Much to my surprise, Google Docs proved a viable alternative to both Microsoft Word and Scrivener for first draft long form writing. I can imagine circumstances where I might go back to using it. I can even imagine using a Chromebook to get work done, which was not something I ever considered likely in the past.

4 Replies to “Google Docs for Novel Writing”

  1. Thank you. I will try Control +tab. If anyone can be bothered to read my long – winded explanation of problem… I really would like how to organize full novels in google docs. I feel there must be a way to master google docs. I actually have 3 novels and many short stories sitting in google docs because life just made finishing them wait until now.
    My problem is te organizing and searching I guess…. I would never proceed like this again as I have learned a lot! But meanwhile I need to sort out the situation I am in!…I have my whole novel and many other projects now in google docs mainly because I trust not losing any inspiration and needed to move all my docs pertaining to the novel to one place.

    I used a very silly system I now realize that was how my friend did her doctoral thesis I helped edit… I saved new work in a new document each time. I now have hundreds of documents amongst which are probably nearly 100 for this novel, along with a master doc I have chosen and I need to search every doc as I am trying to find three or four great scenes I wrote while working in different countries.

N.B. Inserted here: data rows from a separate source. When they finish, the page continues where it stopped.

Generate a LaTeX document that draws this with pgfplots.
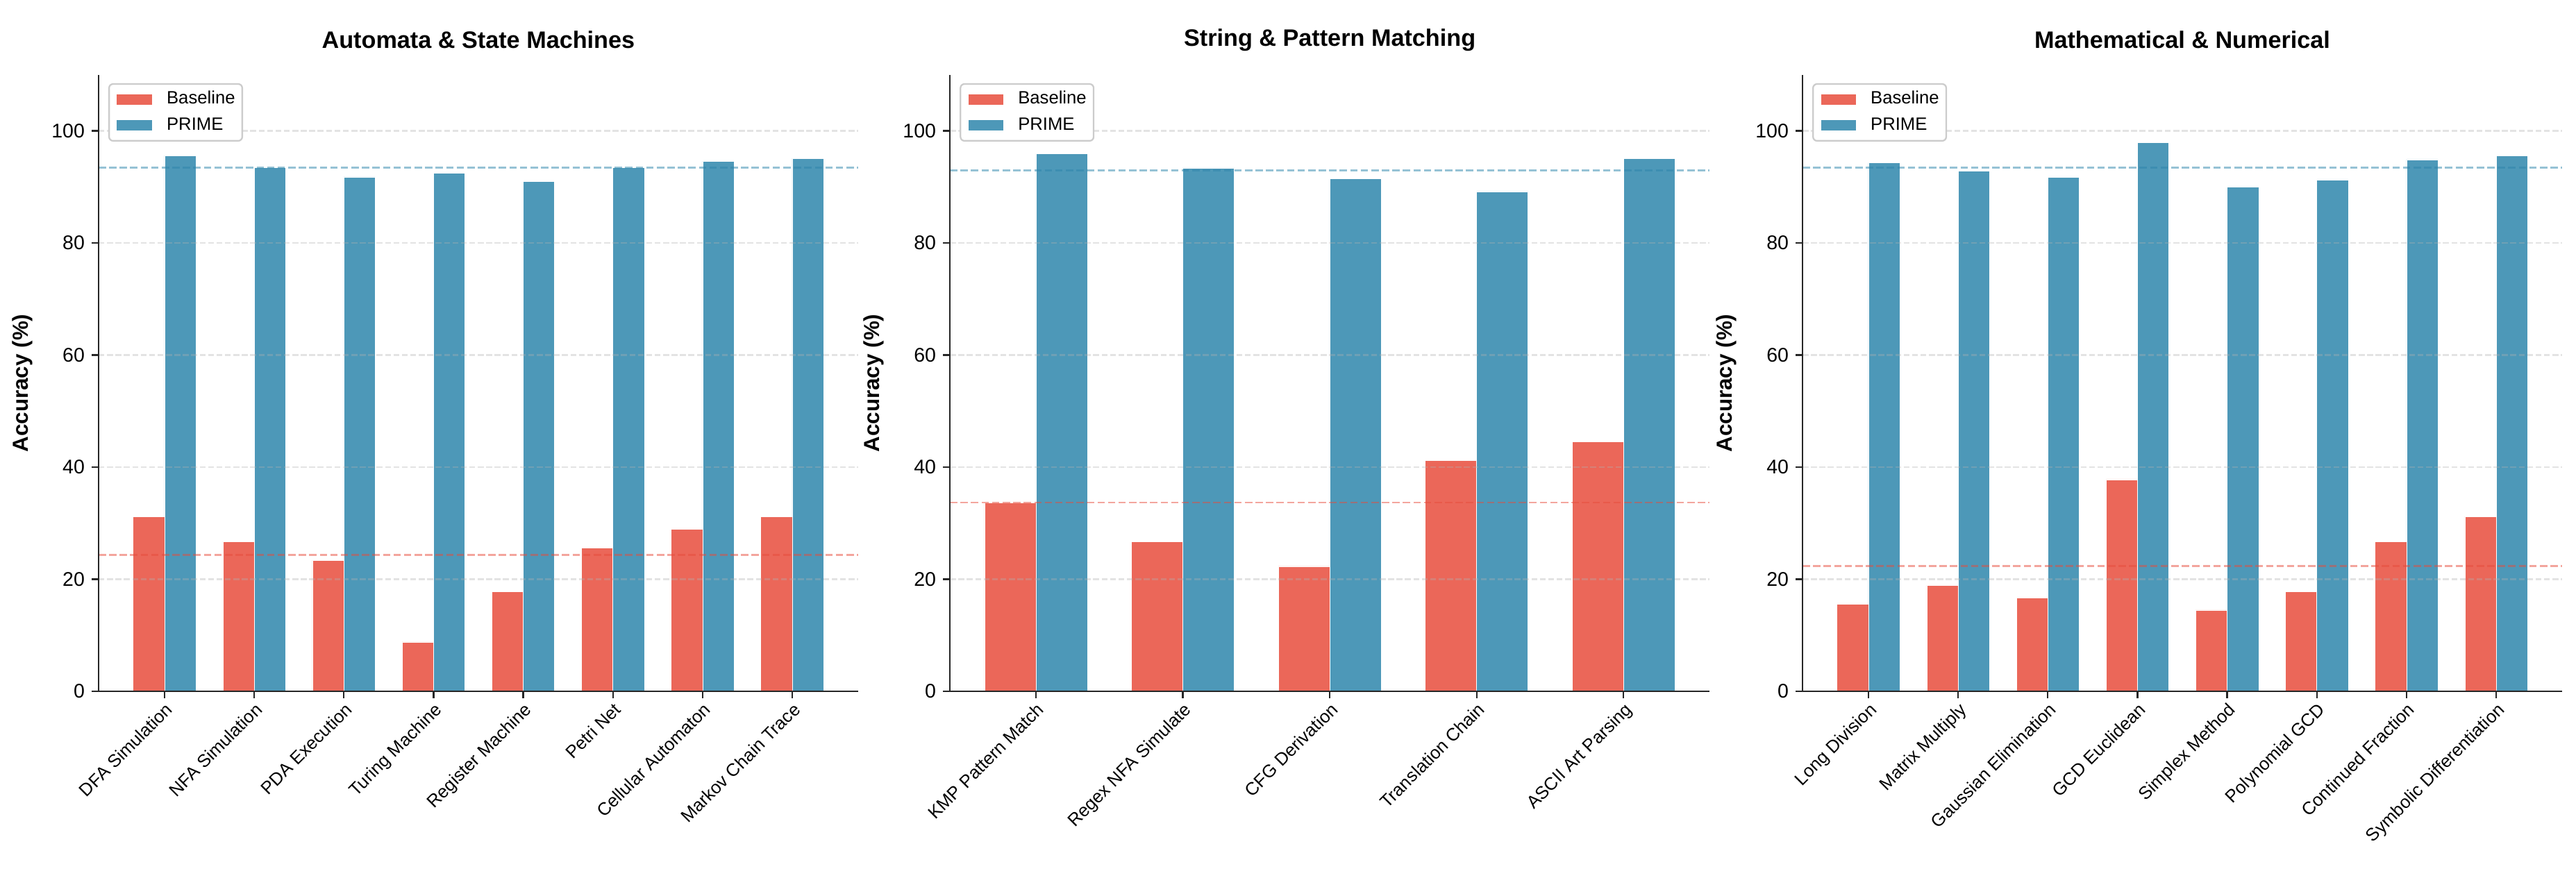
\documentclass[border=0pt]{standalone}
\usepackage{pgfplots}
\pgfplotsset{compat=1.18}
\usepackage{fontspec}
\setmainfont{Liberation Sans}
\definecolor{bred}{HTML}{EB6759}
\definecolor{bblue}{HTML}{4D98B8}
\definecolor{lred}{HTML}{E74C3C}
\definecolor{lblue}{HTML}{2E86AB}
\definecolor{gridc}{HTML}{B0B0B0}
\pgfplotsset{
  panel/.style={
    scale only axis, width=382.2bp, height=310.3bp, anchor=south west,
    ymin=0, ymax=110, ytick={0,20,40,60,80,100},
    axis x line*=bottom, axis y line*=left,
    axis line style={line width=0.8bp, black!85, -},
    tick style={line width=0.8bp, black!85},
    tick align=outside, major tick length=3.5bp,
    ymajorgrids,
    major grid style={dash pattern=on 2.96bp off 1.28bp, gridc, opacity=0.35, line width=0.8bp},
    axis on top,
    /pgf/number format/assume math mode=true,
    yticklabel style={font=\fontsize{10}{12}\selectfont},
    xticklabel style={font=\fontsize{9}{11}\selectfont, rotate=45, anchor=north east, inner sep=1bp},
    ylabel={Accuracy (\%)},
    ylabel style={font=\fontsize{11}{13}\selectfont\bfseries, at={(axis description cs:-0.1005,0.5)}, anchor=center},
    every axis title/.style={font=\fontsize{12}{14}\selectfont\bfseries, at={(0.5,1.057)}, anchor=center},
    legend cell align=left,
    legend style={at={(0.0128,0.9865)}, anchor=north west, draw=black!20, rounded corners=2bp,
      line width=0.8bp, font=\fontsize{9}{10.8}\selectfont, inner xsep=3.6bp, inner ysep=3.6bp,
      row sep=4.8bp, nodes={inner sep=0pt, text height=6.5bp, text depth=1.8bp}},
  },
  bleg/.style={legend image code/.code={\fill[##1, sharp corners] (0bp,-2.8bp) rectangle (18bp,2.8bp); \path (25.2bp,0bp);}},
  base/.style={ybar, bar width=0.35, bar shift=-0.175, fill=bred, draw=white, line width=0.2bp, bleg},
  prime/.style={ybar, bar width=0.35, bar shift=0.175, fill=bblue, draw=white, line width=0.2bp, bleg},
  mred/.style={forget plot, mark=none, draw=lred, draw opacity=0.5, line width=1bp, dash pattern=on 3.7bp off 1.6bp},
  mblue/.style={forget plot, mark=none, draw=lblue, draw opacity=0.5, line width=1bp, dash pattern=on 3.7bp off 1.6bp},
}
\begin{document}
\begin{tikzpicture}
\useasboundingbox (0,0) rectangle (1296.2bp,437.1bp);
% Panel 1
\begin{axis}[panel, at={(49.6bp,89.1bp)}, title={Automata \& State Machines},
  xmin=-0.735, xmax=7.735, xtick={0,...,7},
  xticklabels={DFA Simulation,NFA Simulation,PDA Execution,Turing Machine,Register Machine,Petri Net,Cellular Automaton,Markov Chain Trace}]
\addplot[base] coordinates {(0,31.2) (1,26.7) (2,23.4) (3,8.8) (4,17.8) (5,25.6) (6,28.9) (7,31.2)};
\addplot[prime] coordinates {(0,95.6) (1,93.5) (2,91.8) (3,92.5) (4,91.0) (5,93.5) (6,94.6) (7,95.1)};
\addplot[mred] coordinates {(-0.735,24.3) (7.735,24.3)};
\addplot[mblue] coordinates {(-0.735,93.5) (7.735,93.5)};
\legend{Baseline,PRIME}
\end{axis}
% Panel 2
\begin{axis}[panel, at={(478.0bp,89.1bp)}, title={String \& Pattern Matching},
  xmin=-0.585, xmax=4.585, xtick={0,...,4},
  xticklabels={KMP Pattern Match,Regex NFA Simulate,CFG Derivation,Translation Chain,ASCII Art Parsing}]
\addplot[base] coordinates {(0,33.6) (1,26.7) (2,22.3) (3,41.2) (4,44.5)};
\addplot[prime] coordinates {(0,95.9) (1,93.4) (2,91.5) (3,89.2) (4,95.1)};
\addplot[mred] coordinates {(-0.585,33.7) (4.585,33.7)};
\addplot[mblue] coordinates {(-0.585,93.0) (4.585,93.0)};
\legend{Baseline,PRIME}
\end{axis}
% Panel 3
\begin{axis}[panel, at={(907.0bp,89.1bp)}, title={Mathematical \& Numerical},
  xmin=-0.735, xmax=7.735, xtick={0,...,7},
  xticklabels={Long Division,Matrix Multiply,Gaussian Elimination,GCD Euclidean,Simplex Method,Polynomial GCD,Continued Fraction,Symbolic Differentiation}]
\addplot[base] coordinates {(0,15.6) (1,18.9) (2,16.7) (3,37.8) (4,14.5) (5,17.8) (6,26.7) (7,31.2)};
\addplot[prime] coordinates {(0,94.3) (1,92.8) (2,91.7) (3,97.9) (4,90.0) (5,91.3) (6,94.9) (7,95.6)};
\addplot[mred] coordinates {(-0.735,22.4) (7.735,22.4)};
\addplot[mblue] coordinates {(-0.735,93.5) (7.735,93.5)};
\legend{Baseline,PRIME}
\end{axis}
\end{tikzpicture}
\end{document}
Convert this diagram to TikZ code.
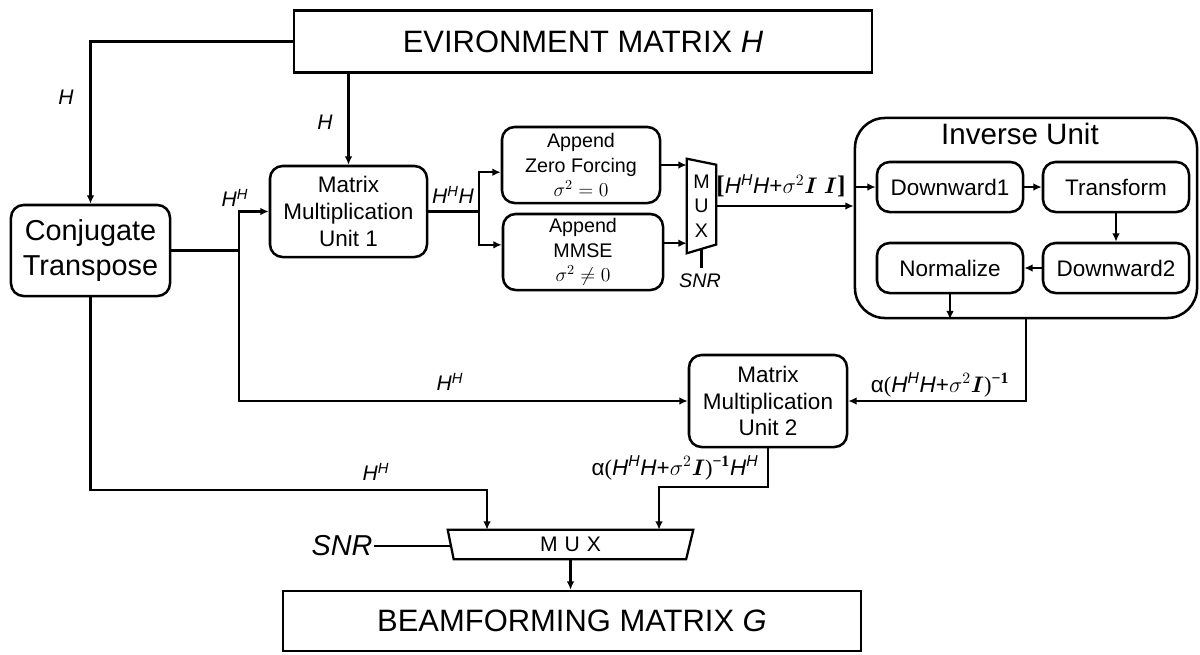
\RequirePackage{fix-cm}
\documentclass[tikz,border=0pt]{standalone}
\usepackage{amsmath,amssymb}
\usepackage{fontspec}
\setmainfont{Liberation Sans}
\newfontfamily\lserif{Liberation Serif}
\usepackage{tikz}
\usetikzlibrary{
  arrows.meta,
  positioning,
  calc
}
\newcommand{\hHH}{\textit{H}\textsuperscript{\textit{H}}}
\newcommand{\invpow}{\textsuperscript{\lserif\bfseries −1}}

\begin{document}
\begin{tikzpicture}[x=0.025cm, y=-0.025cm,
  wire/.style={line width=1.6pt},
  arr/.style={wire, -{Latex[length=6pt,width=5.5pt]}},
  mtxbox/.style={draw, line width=1.8pt, minimum width=14.45cm, minimum height=1.55cm, font=\fontsize{22}{26}\selectfont},
  unitbox/.style={draw, line width=1.8pt, rounded corners=9pt, align=center, inner sep=0pt},
  stagebox/.style={unitbox, minimum width=3.65cm, minimum height=1.25cm, font=\fontsize{16}{19}\selectfont},
  sig/.style={font=\fontsize{15}{17}\selectfont, inner sep=1pt},
  mathlbl/.style={font=\fontsize{16}{18}\selectfont, inner sep=1pt}
]
  \useasboundingbox (0,0) rectangle (1200,654);

  % blocks
  \node[mtxbox] (env) at (583,41.5) {EVIRONMENT MATRIX \textit{H}};
  \node[unitbox, minimum width=3.975cm, minimum height=2.275cm, font=\fontsize{20.5}{25}\selectfont] (ct) at (90.5,250.5) {Conjugate\\Transpose};
  \node[unitbox, minimum width=3.925cm, minimum height=2.275cm, font=\fontsize{16}{19}\selectfont] (mmu1) at (348.5,211.5) {Matrix\\Multiplication\\Unit 1};
  \node[unitbox, minimum width=3.95cm, minimum height=1.9cm, font=\fontsize{14}{17.5}\selectfont] (zf) at (581,165) {Append\\Zero Forcing\\$\sigma^2=0$};
  \node[unitbox, minimum width=4cm, minimum height=1.9cm, font=\fontsize{14}{17.5}\selectfont] (mmse) at (583,252) {Append\\MMSE\\$\sigma^2\neq 0$};
  \node[minimum width=0.725cm, minimum height=2.35cm, inner sep=0pt, align=center, font=\fontsize{14}{17.5}\selectfont] (mux1) at (701.5,206) {M\\U\\X};
  \node[sig, font=\fontsize{14}{16}\selectfont\itshape] (snr1) at (700,281) {SNR};

  % inverse unit
  \node[draw, line width=1.8pt, rounded corners=0.75cm, minimum width=8.55cm, minimum height=5cm] (inv) at (1026,218) {};
  \node[font=\fontsize{21}{24}\selectfont] (invt) at (1020,134) {Inverse Unit};
  \node[stagebox] (dw1) at (950,187) {Downward1};
  \node[stagebox] (tf) at (1116,187) {Transform};
  \node[stagebox] (nrm) at (950,268) {Normalize};
  \node[stagebox] (dw2) at (1116,268) {Downward2};

  \node[unitbox, minimum width=3.95cm, minimum height=2.3cm, font=\fontsize{16}{19}\selectfont] (mmu2) at (768,401) {Matrix\\Multiplication\\Unit 2};

  \node[minimum width=6.125cm, minimum height=0.725cm, inner sep=0pt, font=\fontsize{15}{18}\selectfont] (mux2) at (570.5,544.5) {M\,\,U\,\,X};
  \node[font=\fontsize{20.5}{24}\selectfont\itshape, inner sep=1pt] (snr2) at (342,546) {SNR};
  \node[mtxbox, minimum height=1.5cm] (bf) at (572,621) {BEAMFORMING MATRIX \textit{G}};

  % mux borders
  \draw[wire] (mux1.north west) -- ([yshift=-0.15cm]mux1.north east) -- ([yshift=0.22cm]mux1.south east) -- (mux1.south west) -- cycle;
  \draw[wire] (mux2.north west) -- (mux2.north east) -- ([xshift=-0.18cm]mux2.south east) -- ([xshift=0.15cm]mux2.south west) -- cycle;

  % junctions
  \coordinate (j1) at (239,250.5);
  \coordinate (j2) at (479,211.5);
  \coordinate (k1) at (487,490);
  \coordinate (k2) at (659,487);
  \coordinate (m2l) at ([xshift=0.08cm]mux2.west);

  % connectors
  \draw[arr] (env.west) -| (ct.north);
  \draw[arr] (env.south -| mmu1.north) -- (mmu1.north);
  \draw[wire] (ct.east) -- (j1);
  \draw[arr] (j1) |- (mmu1.west);
  \draw[arr] (j1) |- (mmu2.west);
  \draw[wire] (mmu1.east) -- (j2);
  \draw[arr] (j2) |- ([yshift=-0.18cm]zf.west);
  \draw[arr] (j2) |- ([yshift=0.18cm]mmse.west);
  \draw[arr] (zf.east) -- (zf.east -| mux1.west);
  \draw[arr] ([yshift=0.22cm]mmse.east) -- ([yshift=0.22cm]mmse.east -| mux1.west);
  \draw[wire] ([yshift=0.11cm]mux1.south) -- ([yshift=0.11cm]mux1.south |- snr1.north);
  \draw[arr] (mux1.east) -- (mux1.east -| inv.west);
  \draw[arr] (dw1.west -| inv.west) -- (dw1.west);
  \draw[arr] (dw1) -- (tf);
  \draw[arr] (tf) -- (dw2);
  \draw[arr] (dw2) -- (nrm);
  \draw[arr] (nrm.south) -- (nrm.south |- inv.south);
  \draw[arr] (inv.south) |- (mmu2.east);
  \draw[arr] (ct.south) |- (k1) -- (k1 |- mux2.north);
  \draw[arr] (mmu2.south) |- (k2) -- (k2 |- mux2.north);
  \draw[wire] (snr2.east) -- (snr2.east -| m2l);
  \draw[arr] (mux2.south) -- (mux2.south |- bf.north);

  % labels
  \node[sig] (lh1) at (66,97) {\textit{H}};
  \node[sig] (lh2) at (325,122) {\textit{H}};
  \node[sig] (lhh1) at (235,198) {\hHH};
  \node[sig] (lhhh) at (453,195) {\hHH\textit{H}};
  \node[mathlbl] (laug) at (781,186) {{\lserif\bfseries\fontsize{18}{20}\selectfont[}\hHH\textit{H}+$\sigma^2\boldsymbol{I}\;\boldsymbol{I}${\lserif\bfseries\fontsize{18}{20}\selectfont]}};
  \node[mathlbl] (linv) at (940,385) {α{\lserif(}\hHH\textit{H}+$\sigma^2\boldsymbol{I}${\lserif)}\invpow};
  \node[sig] (lhh2) at (450,382) {\hHH};
  \node[sig] (lhh3) at (376,472) {\hHH};
  \node[mathlbl] (lout) at (675,468) {α{\lserif(}\hHH\textit{H}+$\sigma^2\boldsymbol{I}${\lserif)}\invpow\hHH};
\end{tikzpicture}
\end{document}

    Every time I find a doc then close it I find myself back at the beginning of my docs and have to search all over again to find the next possible doc that might have the lost scenes. Any guide to re organizing and searching , keeping several docs open and being able to return to a specific point in the list of docs would be much appreciated. Please… novel writers if possible

    1. You’re looking for the Bookmarks feature! It’s in the “insert” dropdown. A quick internet search will show you how to do it. I JUST discovered this feature myself…

  2. Hi, I am trying to write my own novel. So far it is going pretty good, but I wanted to see if you know how to turn google docs into book form. I am trying to see what I would look like and also how it would make my story look impression wise.

    1. Hey there, Todd. The simplest way would be to export it as an epub and import it into an ereader. If you would like it to look like a print book PDF is the way to go. The easiest way would probably be to export it as a Word document, download Amazon’s CreateSpace Word templates and create a PDF. There’s a full guide to how to do it here. Hope this helps.